Challenge D concerns exams, especially in large undergraduate courses. Before COVID-19, most undergraduate exams and some graduate exams were taken in large lecture halls at certain dates and times. To use online exams is challenging, as students face a disadvantage relative to students who take exams in a traditional, proctored environment; this is because of the absence of a proctor who can provide clarifications on exam questions, the possibility of greater distractions in the home environment, and possible problems with internet connections and the students’ computers [25
]. For teachers, it may also be difficult to provide exams that are difficult to cheat on, or where answers are difficult to find with search engines. In the future, one should think of different ways of providing exams to students at different levels.
Challenge E concerns cheating, especially in undergraduate courses, as online testing facilitates cheating [26
]. Different strategies can be used to prevent cheating, such as forcing the students to keep web cameras and audio on. A problem with keeping audio and video on is that unwanted noises and interruptions in privacy may be a larger problem for some students, if all students are online at the same time.
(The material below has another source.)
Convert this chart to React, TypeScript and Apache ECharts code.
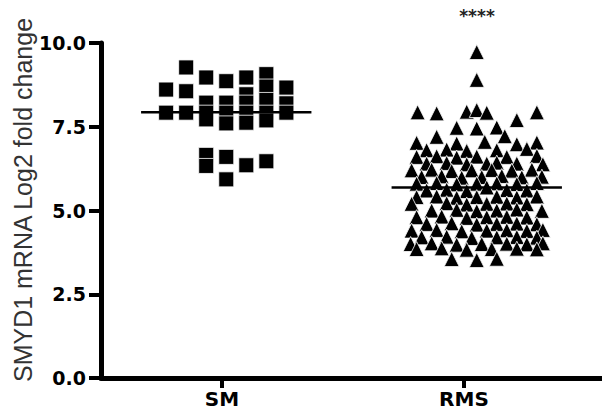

Even if microphones and audio are on, there is a challenge of controlling the home environment. This includes which material the student may have access to, but, also, access to a quiet room with no interruptions of other individuals (Challenge A). Unless some kind of remote proctoring is used, it is difficult to ensure that students do not send cell phone photos of answers to their peers. Using human proctors is a possibility, but is challenging in large courses, as one may lack available staff.
Each university in Sweden typically has a discipline authority which handles potential cheating cases. The number of cheating matters in one university between 2015 to 2020 has been relatively constant (2015: 71, 2016: 100, 2017: 88, 2018: 60, 2019: 94: 2019 1/1–8/9: 53, 2020: 1/1–8/9: 52) as only about 0.2–0.3 percent of all students end up with a cheating matter in the discipline authority. Up until 2019, most of the matters were students with cell phones making sounds in jackets or bags during on-campus exams, which resulted in a warning. During 2020, all these kinds of matters were almost nonexistent, as no on-campus exams were given from mid-March. Instead, the matters concerned plagiarism, cheating, copying, or sharing solutions [27
]. In the future, we need to work more proactively to reduce cheating and make students realize the problems with cheating.
Challenge F is to what extent it is possible to finish planned projects or compulsory course components. Some undergraduate students were affected in terms of practical parts of their education. Many graduate students and teachers with research projects have projects that require in-person meetings. In the COVID-19 situation, they have experienced delays with their projects, and some have been required to change or even cancel their projects. Although changing a research project may mean that the project takes a longer time, at this point, there are no general study time extensions for graduate students due to COVID-19 [28
]; although, it is likely that several individual adaptions will be required within a close future.